The first similar celebrations in America predominantly arose in the southern colonies, according to History. People would celebrate the harvest, swap ghost stories, and even tell each other's fortunes. However, those early fall festivals were known as "play parties" — not Halloween.
Traditionally, it was known as All Hallows' Eve, when the dead were remembered. Over time, it became Halloween. As a secular holiday, Halloween has come to be associated with a number of activities.
Borrowing from European traditions, Americans began to dress up in costumes and go house to house asking for food or money, a practice that eventually became today's "trick-or-treat" tradition. Trick-or-treaters go from house to house with the threat that they will pull a trick if they do not receive a treat, usually candy. And with that candy became the heart of the festival. Did you know? One quarter of all the candy sold annually in the US is purchased for Halloween.
Young women believed that on Halloween they could divine the name or appearance of their future husband by doing tricks with yarn, apple parings or mirrors. Halloween parties often include games such as bobbing for apples, perhaps derived from the Roman celebration of Pomona.
Along with skeletons and black cats, the holiday has incorporated scary beings such as ghosts, vampires, werewolves, witches, and zombies into the celebration.
Another symbol is the jack-o'-lantern, a hollowed-out pumpkin carved into a demonic face and lit with a candle inside. In the original tradition supplicants moved from door to door carrying hollowed-out turnip lanterns, whose candle connoted a soul trapped in purgatory. America, pumpkins replaced turnips because they were plentiful as well as easy to hollow out and carve.
How did the jack-o'-lantern become a part of this tradition of costumes and sweet treats? Where did the name jack-o'-lantern come from? The legend that has been told references a man named "Stingy Jack" and goes back to when the Irish immigrants came to the United States due to the potato famine many years ago. Jack was known as a trickster that fooled the devil a couple of times, making the devil promise to not bother him for over 10 years and upon his death to not take his soul.

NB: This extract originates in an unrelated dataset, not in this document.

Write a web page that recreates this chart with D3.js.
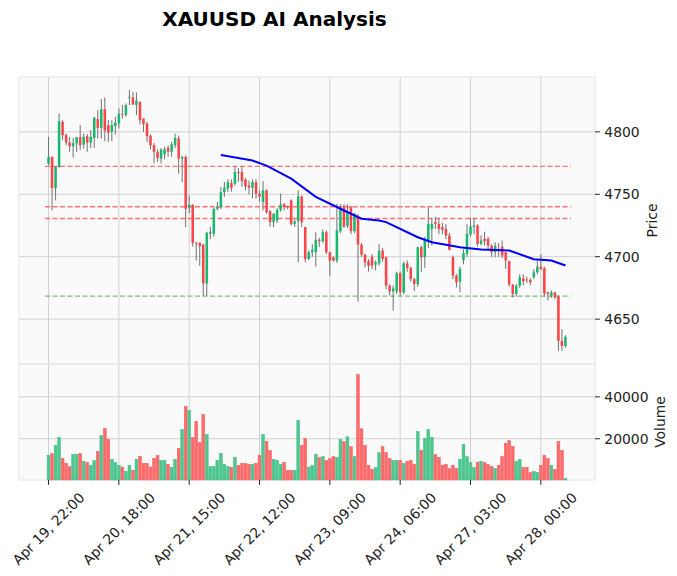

Upon Jack's death, the devil kept his promise and did not take his soul; unfortunately, God would not allow such an unsavory into heaven.
The devil sent Jack into the dark with only a burning coal to light his way. Jack put the coal into a turnip he was eating and has been roaming the earth ever since. The Irish children would put a piece of glowing coal in a carved potato, turnip or beet to commemorate this Irish trickster of the devil.
This event is not limited within any culture or religion anymore. It is one of the most awaited day for kids around the world (including Bangladesh) to celebrate ghosts, monsters, scary stories, costumes and candy.